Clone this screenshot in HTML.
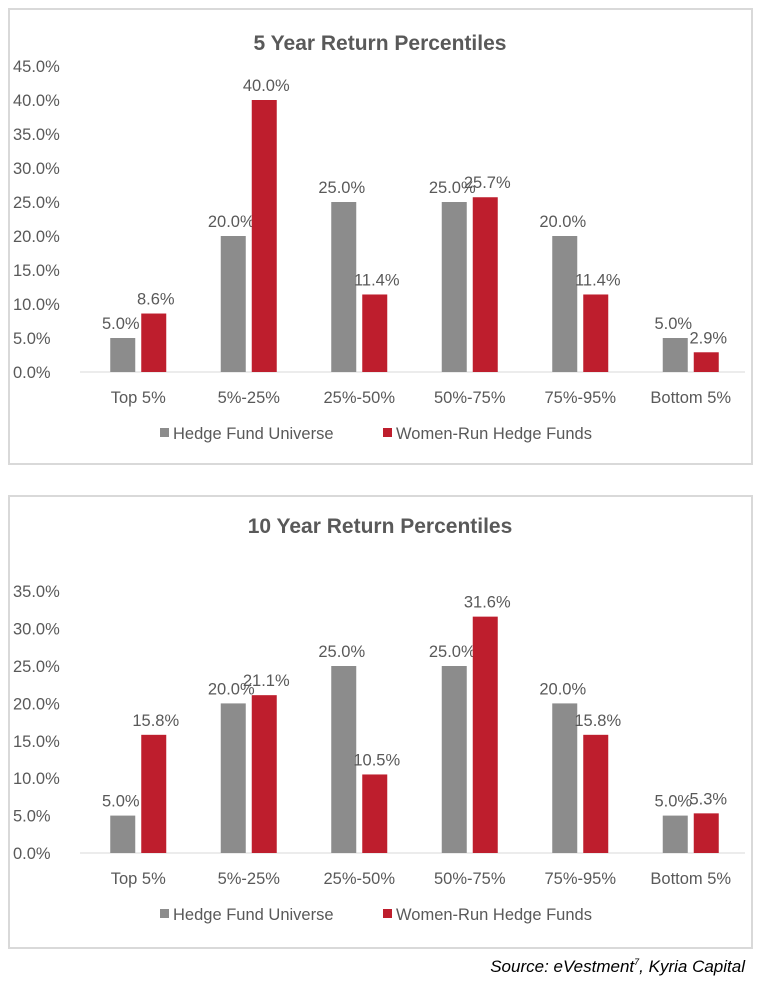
<!DOCTYPE html>
<html><head><meta charset="utf-8"><style>
body{margin:0;background:#fff;width:765px;height:982px;overflow:hidden;font-family:"Liberation Sans",sans-serif}
svg text{font-family:"Liberation Sans",sans-serif}
</style></head><body>
<svg id="svg" width="765" height="982">
<text x="745" y="972" text-anchor="end" font-size="17" font-style="italic" fill="#000">Source: eVestment<tspan font-size="9" dy="-7">7</tspan><tspan dy="7">, Kyria Capital</tspan></text>
</svg>
<script>
const categories = ["Top 5%","5%-25%","25%-50%","50%-75%","75%-95%","Bottom 5%"];
const universe5 = [5.0,20.0,25.0,25.0,20.0,5.0];
const women5 = [8.6,40.0,11.4,25.7,11.4,2.9];
const universe10 = [5.0,20.0,25.0,25.0,20.0,5.0];
const women10 = [15.8,21.1,10.5,31.6,15.8,5.3];
const ticks5 = [0,5,10,15,20,25,30,35,40,45];
const ticks10 = [0,5,10,15,20,25,30,35];
const seriesNames = ["Hedge Fund Universe","Women-Run Hedge Funds"];

const NS="http://www.w3.org/2000/svg";
const svg=document.getElementById('svg');
function mk(tag,attrs,parent,text){const e=document.createElementNS(NS,tag);for(const k in attrs)e.setAttribute(k,attrs[k]);if(text!==undefined)e.textContent=text;(parent||svg).appendChild(e);return e;}

function chart(cfg){
  const g=mk('g',{});
  
  
  const fr=mk('rect',{x:9,y:cfg.top,width:743,height:cfg.h,fill:'#fff',stroke:'#d9d9d9','stroke-width':2},g);
  
  
  const t=mk('text',{x:380,y:cfg.titleY,'text-anchor':'middle','font-size':21,'font-weight':'bold',fill:'#595959'},g,cfg.title);
  
  
  const y=v=>cfg.y0-(v/5)*cfg.step;
  const x0=83,band=110.5;
  const xc=i=>x0+band*(i+0.5);
  cfg.ticks.forEach(v=>{
    const tl=mk('text',{x:13,y:y(v)+6,'font-size':16.5,fill:'#595959'},g,v.toFixed(1)+'%');
    
    
  });
  const ax=mk('line',{x1:x0-3,x2:745,y1:cfg.y0,y2:cfg.y0,stroke:'#d9d9d9','stroke-width':1},g);
  
  
  const bw=25,gap=6;
  categories.forEach((c,i)=>{
    [[cfg.a,'#8c8c8c',-1],[cfg.b,'#be1e2d',1]].forEach(([arr,col,s],k)=>{
      const v=arr[i];
      const bx=s<0?xc(i)-gap/2-bw:xc(i)+gap/2;
      const r=mk('rect',{x:bx,y:y(v),width:bw,height:cfg.y0-y(v),fill:col},g);
      
      
      const l=mk('text',{x:bx+bw/2+(s<0?-2:2),y:y(v)-9,'text-anchor':'middle','font-size':16.5,fill:'#595959'},g,v.toFixed(1)+'%');
      
      
    });
    const cl=mk('text',{x:xc(i),y:cfg.y0+31,'text-anchor':'middle','font-size':16.5,fill:'#595959'},g,c);
    
    
  });
  const ly=cfg.y0+67;
  const leg=[[160,'#8c8c8c',seriesNames[0]],[383,'#be1e2d',seriesNames[1]]];
  leg.forEach(([lx,col,txt])=>{
    const s=mk('rect',{x:lx,y:ly-11,width:9,height:9,fill:col},g);
    
    
    const lt=mk('text',{x:lx+13,y:ly,'font-size':16.5,fill:'#595959'},g,txt);
    
    
  });
}
chart({name:'five-year-chart',top:9,h:455,titleY:50,title:'5 Year Return Percentiles',y0:372,step:34,ticks:ticks5,a:universe5,b:women5});
chart({name:'ten-year-chart',top:496,h:452,titleY:533,title:'10 Year Return Percentiles',y0:853,step:37.4,ticks:ticks10,a:universe10,b:women10});
</script>
</body></html>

━━━━━━━━

Task: Leave the images out, please, and restate each line word for word.

Result of this exercise:
Clone this screenshot in HTML.
<!DOCTYPE html>
<html><head><meta charset="utf-8"><style>
body{margin:0;background:#fff;width:765px;height:982px;overflow:hidden;font-family:"Liberation Sans",sans-serif}
svg text{font-family:"Liberation Sans",sans-serif}
</style></head><body>
<svg id="svg" width="765" height="982">
<text x="745" y="972" text-anchor="end" font-size="17" font-style="italic" fill="#000">Source: eVestment<tspan font-size="9" dy="-7">7</tspan><tspan dy="7">, Kyria Capital</tspan></text>
</svg>
<script>
const categories = ["Top 5%","5%-25%","25%-50%","50%-75%","75%-95%","Bottom 5%"];
const universe5 = [5.0,20.0,25.0,25.0,20.0,5.0];
const women5 = [8.6,40.0,11.4,25.7,11.4,2.9];
const universe10 = [5.0,20.0,25.0,25.0,20.0,5.0];
const women10 = [15.8,21.1,10.5,31.6,15.8,5.3];
const ticks5 = [0,5,10,15,20,25,30,35,40,45];
const ticks10 = [0,5,10,15,20,25,30,35];
const seriesNames = ["Hedge Fund Universe","Women-Run Hedge Funds"];

const NS="http://www.w3.org/2000/svg";
const svg=document.getElementById('svg');
function mk(tag,attrs,parent,text){const e=document.createElementNS(NS,tag);for(const k in attrs)e.setAttribute(k,attrs[k]);if(text!==undefined)e.textContent=text;(parent||svg).appendChild(e);return e;}

function chart(cfg){
  const g=mk('g',{});
  
  
  const fr=mk('rect',{x:9,y:cfg.top,width:743,height:cfg.h,fill:'#fff',stroke:'#d9d9d9','stroke-width':2},g);
  
  
  const t=mk('text',{x:380,y:cfg.titleY,'text-anchor':'middle','font-size':21,'font-weight':'bold',fill:'#595959'},g,cfg.title);
  
  
  const y=v=>cfg.y0-(v/5)*cfg.step;
  const x0=83,band=110.5;
  const xc=i=>x0+band*(i+0.5);
  cfg.ticks.forEach(v=>{
    const tl=mk('text',{x:13,y:y(v)+6,'font-size':16.5,fill:'#595959'},g,v.toFixed(1)+'%');
    
    
  });
  const ax=mk('line',{x1:x0-3,x2:745,y1:cfg.y0,y2:cfg.y0,stroke:'#d9d9d9','stroke-width':1},g);
  
  
  const bw=25,gap=6;
  categories.forEach((c,i)=>{
    [[cfg.a,'#8c8c8c',-1],[cfg.b,'#be1e2d',1]].forEach(([arr,col,s],k)=>{
      const v=arr[i];
      const bx=s<0?xc(i)-gap/2-bw:xc(i)+gap/2;
      const r=mk('rect',{x:bx,y:y(v),width:bw,height:cfg.y0-y(v),fill:col},g);
      
      
      const l=mk('text',{x:bx+bw/2+(s<0?-2:2),y:y(v)-9,'text-anchor':'middle','font-size':16.5,fill:'#595959'},g,v.toFixed(1)+'%');
      
      
    });
    const cl=mk('text',{x:xc(i),y:cfg.y0+31,'text-anchor':'middle','font-size':16.5,fill:'#595959'},g,c);
    
    
  });
  const ly=cfg.y0+67;
  const leg=[[160,'#8c8c8c',seriesNames[0]],[383,'#be1e2d',seriesNames[1]]];
  leg.forEach(([lx,col,txt])=>{
    const s=mk('rect',{x:lx,y:ly-11,width:9,height:9,fill:col},g);
    
    
    const lt=mk('text',{x:lx+13,y:ly,'font-size':16.5,fill:'#595959'},g,txt);
    
    
  });
}
chart({name:'five-year-chart',top:9,h:455,titleY:50,title:'5 Year Return Percentiles',y0:372,step:34,ticks:ticks5,a:universe5,b:women5});
chart({name:'ten-year-chart',top:496,h:452,titleY:533,title:'10 Year Return Percentiles',y0:853,step:37.4,ticks:ticks10,a:universe10,b:women10});
</script>
</body></html>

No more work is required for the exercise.